Entre las funciones que la Constitución le encomienda a la Corona, se da, a nuestro juicio la que aquí señalamos. Al Rey como Jefe de Estado le corresponde «guardar y hacer guardar la Constitución y las leyes y respetar los derechos de los ciudadanos y de las comunidades autónomas». Es obvio, después de las últimas elecciones, locales, autonómicas y generales, que el pueblo español desea un cambio; no sólo de Gobierno, sino de sistema político en algunos de sus elementos fundamentales. La Corona es la única Autoridad con capacidad de convocatoria de las fuerzas políticas y sociales –y del país entero– a la hora de hacer frente a esa nueva Transición que reclama la ciudadanía. Su función garantizadora de la unidad nacional y del sistema político está amparada en sus cometidos de «arbitrar y moderar el funcionamiento regular de las instituciones» (art. 56.1 CE) que hoy, en España, pueden verse paralizadas. El Rey está para poner remedio a situaciones como ésta. Moderar, en este caso, significa impulsar.
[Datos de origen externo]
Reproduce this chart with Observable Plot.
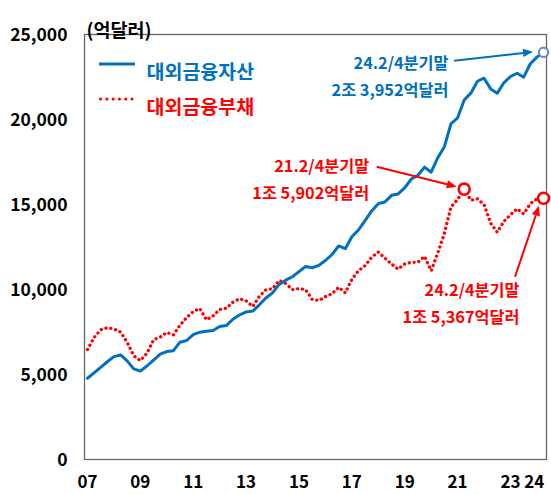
<!DOCTYPE html>
<html><head><meta charset="utf-8">
<script src="https://cdn.jsdelivr.net/npm/d3@7"></script>
<script src="https://cdn.jsdelivr.net/npm/@observablehq/plot@0.6"></script>
<style>
html,body{margin:0;padding:0;background:#fff;}
#chart svg{display:block;}
</style></head><body><div id="chart"></div>
<script>
// ---- data (억달러), quarterly 2007 1/4 – 2024 2/4 ----
const startYear = 2007;
const seriesNames = ["대외금융자산", "대외금융부채"];
const assets = [4780, 5100, 5420, 5750, 6050, 6150, 5800, 5330, 5200, 5500, 5850, 6200,
  6350, 6400, 6900, 7000, 7350, 7490, 7550, 7590, 7820, 7880, 8250, 8500,
  8680, 8730, 9100, 9500, 9800, 10300, 10550, 10750, 11050, 11350, 11280, 11420,
  11706, 12059, 12560, 12400, 13100, 13500, 14050, 14620, 15050, 15150, 15540, 15620,
  15980, 16500, 16720, 17200, 16900, 17750, 18400, 19750, 20100, 21150, 21550, 22250,
  22430, 21800, 21550, 22160, 22530, 22720, 22490, 23280, 23670, 23952];
const liabilities = [6470, 7180, 7630, 7750, 7680, 7500, 6900, 6100, 5820, 6250, 7050, 7200,
  7470, 7330, 7900, 8350, 8700, 8880, 8220, 8450, 8820, 8900, 9250, 9450,
  9330, 9000, 9600, 9980, 10050, 10530, 10350, 9990, 10050, 9990, 9420, 9350,
  9580, 9750, 10130, 9800, 10600, 11100, 11400, 11900, 12200, 11850, 11500, 11200,
  11500, 11600, 11600, 11950, 11100, 12150, 13300, 14850, 15300, 15902, 15250, 15330,
  15000, 13900, 13370, 14000, 14400, 14750, 14450, 15050, 15330, 15367];
const yTicks = [0, 5000, 10000, 15000, 20000, 25000];
const xTickYears = [2007, 2009, 2011, 2013, 2015, 2017, 2019, 2021, 2023, 2024];
const unitLabel = "(억달러)";

const colA = "#0070C0", colL = "#FF0000";

const data = assets.map((a, i) => ({
  q: i,
  year: startYear + Math.floor(i / 4),
  qtr: (i % 4) + 1,
  assets: a,
  liab: liabilities[i]
}));
const qLabel = d => `${String(d.year).slice(2)}.${d.qtr}/4분기말`;
const amt = v => `${Math.floor(v / 10000)}조 ${d3.format(",")(v % 10000)}억달러`;

const lastA = {q: data.at(-1).q, v: data.at(-1).assets, d: data.at(-1)};
const lastL = {q: data.at(-1).q, v: data.at(-1).liab, d: data.at(-1)};
const peakRow = data.reduce((m, d) => d.liab > m.liab ? d : m, data[0]);
const peakL = {q: peakRow.q, v: peakRow.liab, d: peakRow};

// year labels sit at the first quarter of each year (last one kept inside the frame)
const tickPos = xTickYears.map(y => Math.min((y - startYear) * 4, 67.6));
const tickLab = new Map(tickPos.map((p, i) => [p, String(xTickYears[i]).slice(2)]));

// arrow from a pixel offset of a data point to another offset of it
function arrowMark(pt, sx, sy, ex, ey, color) {
  return (index, scales) => {
    const px = scales.x(pt.q), py = scales.y(pt.v);
    const x1 = px + sx, y1 = py + sy, x2 = px + ex, y2 = py + ey;
    const ang = Math.atan2(y2 - y1, x2 - x1);
    const L = 10, W = 4.2;
    const bx = x2 - L * Math.cos(ang), by = y2 - L * Math.sin(ang);
    const g = d3.create("svg:g");
    g.append("line").attr("x1", x1).attr("y1", y1).attr("x2", bx).attr("y2", by)
      .attr("stroke", color).attr("stroke-width", 2);
    g.append("polygon").attr("points", [
      [x2, y2],
      [bx + W * Math.sin(ang), by - W * Math.cos(ang)],
      [bx - W * Math.sin(ang), by + W * Math.cos(ang)]
    ].map(p => p.join(",")).join(" ")).attr("fill", color);
    return g.node();
  };
}

// legend swatches
function legendMark(index, scales, values, dims) {
  const g = d3.create("svg:g");
  const x0 = dims.marginLeft + 15, x1 = dims.marginLeft + 51;
  g.append("line").attr("x1", x0).attr("x2", x1)
    .attr("y1", dims.marginTop + 30).attr("y2", dims.marginTop + 30)
    .attr("stroke", colA).attr("stroke-width", 3);
  g.append("line").attr("x1", x0 + 1.5).attr("x2", x1 - 3)
    .attr("y1", dims.marginTop + 65).attr("y2", dims.marginTop + 65)
    .attr("stroke", colL).attr("stroke-width", 3).attr("stroke-linecap", "round")
    .attr("stroke-dasharray", "0.1 6.2");
  return g.node();
}

const annFont = 16.3;
const chart = Plot.plot({
  width: 551, height: 494,
  marginLeft: 84, marginRight: 5, marginTop: 34, marginBottom: 35,
  style: {fontFamily: "'Noto Sans CJK KR', 'Noto Sans', sans-serif", fontWeight: "bold", fontSize: "17px", color: "#000", background: "#fff"},
  x: {domain: [-0.45, 69.45], axis: null, label: null},
  y: {domain: [0, 25000], axis: null, label: null},
  marks: [
    Plot.frame({stroke: "#666", strokeWidth: 1.3}),
    Plot.axisY({ticks: yTicks, tickSize: 0, tickPadding: 17, tickFormat: d3.format(","), fontSize: 17.5, dy: 1, label: null}),
    Plot.axisX({ticks: tickPos, tickSize: 0, tickPadding: 16, tickFormat: d => tickLab.get(d), fontSize: 17, label: null}),
    Plot.text([unitLabel], {frameAnchor: "top-left", textAnchor: "start", dx: 2, dy: -11, fontSize: 18.5, fill: "#000"}),
    // legend
    legendMark,
    Plot.text([seriesNames[0]], {frameAnchor: "top-left", textAnchor: "start", dx: 62, dy: 31, fontSize: 19.5, fill: colA}),
    Plot.text([seriesNames[1]], {frameAnchor: "top-left", textAnchor: "start", dx: 62, dy: 66, fontSize: 19.5, fill: colL}),
    // series
    Plot.line(data, {x: "q", y: "liab", stroke: colL, strokeWidth: 3.3, strokeDasharray: "0.1 4.8", strokeLinecap: "round"}),
    Plot.line(data, {x: "q", y: "assets", stroke: colA, strokeWidth: 3, strokeLinejoin: "round"}),
    // end / peak markers
    Plot.dot([lastA], {x: "q", y: "v", r: 4.7, stroke: "#6690CC", strokeWidth: 2.2, fill: "white"}),
    Plot.dot([peakL, lastL], {x: "q", y: "v", r: 5.5, stroke: colL, strokeWidth: 2.6, fill: "white"}),
    // annotations
    Plot.text([lastA], {x: "q", y: "v", text: p => qLabel(p.d), textAnchor: "end", dx: -95, dy: 11, fill: colA, fontSize: annFont}),
    Plot.text([lastA], {x: "q", y: "v", text: p => amt(p.v), textAnchor: "end", dx: -95, dy: 38, fill: colA, fontSize: annFont}),
    arrowMark(lastA, -89, 9, -10, 0, colA),
    Plot.text([peakL], {x: "q", y: "v", text: p => qLabel(p.d), textAnchor: "end", dx: -95, dy: -22, fill: colL, fontSize: annFont}),
    Plot.text([peakL], {x: "q", y: "v", text: p => amt(p.v), textAnchor: "end", dx: -95, dy: 5, fill: colL, fontSize: annFont}),
    arrowMark(peakL, -87, -22, -7, -2, colL),
    Plot.text([lastL], {x: "q", y: "v", text: p => qLabel(p.d), textAnchor: "end", dx: -24, dy: 93, fill: colL, fontSize: annFont}),
    Plot.text([lastL], {x: "q", y: "v", text: p => amt(p.v), textAnchor: "end", dx: -24, dy: 120, fill: colL, fontSize: annFont}),
    arrowMark(lastL, -28, 79, -4, 8, colL)
  ]
});
document.getElementById("chart").append(chart);
</script>
</body></html>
La intervención del Rey en la vida pública de una Monarquía Parlamentaria es limitada y siempre discreta, porque así lo quisieron los Constituyentes, con una visión un tanto estrecha de lo que puede ser tal tipo de Monarquía, según nos enseña el ejemplo de otros países europeos. Pero eso no significa que El Rey –que es el Jefe del Estado– deba permanecer inactivo cuando el ambiente se ennegrece y se pone en riesgo la misma Constitución, de la que debe ser máximo defensor. Al Rey no le corresponde imponer soluciones, pero sí ofrecerlas y convocar a las fuerzas políticas para que retomen el camino de la reforma y de la concordia, adoptando para ello las acciones necesarias: mediar, arbitrar, impulsar. El Rey Juan Carlos I fue hacedor del entendimiento que presidió la primera Transición y su hijo Felipe VI puede y debe liderar una segunda transición, impulsando el acuerdo de los principales líderes políticos para un proceso de reforma de la Constitución que corrija los errores en que se haya podido incurrir en la actual. Es una tarea difícil; sin duda alguna. Pero hay que acometerla, con tacto, dotes de persuasión, esfuerzo generoso y dosis de ilusión por la grandeza de España. Y nuestro Rey puede hacerlo con la entrega, valía y mesura que está demostrando. Luego ya vendrá la voluntad popular a dar su opinión en un referéndum constituyente. Tenemos una ocasión histórica para que nuestro Jefe del Estado haga historia, junto con el pueblo español.

Somos muy conscientes de que esto entraña riesgos incluso para la Corona, y de que algunos destinatarios de su convocatoria pueden no aceptarla. Serán ellos los que se autoexcluyan del acuerdo nacional que este país necesita y la gente lo sabrá. El pueblo español juzgará su actitud y su aislamiento, sabrá quienes están por el diálogo y la concordia y quienes por el enfrentamiento. Pero los riesgos merecen la pena si la meta también la merece, como es obvio. Y en estos momentos España requiere soluciones valientes, unitarias, sensatas, que sepan combinar la eficiencia económica con la social, en un entorno político de libertad y estabilidad. Y todo ello, especialmente la iniciativa y el empuje para emprender tan titánica tarea, debe provenir de quien ostenta la Jefatura del Estado. El Rey.

Juan Antonio Sagardoy Bengoechea y Gaspar Ariño, catedráticos de Universidad y del Colegio Libre de Eméritos.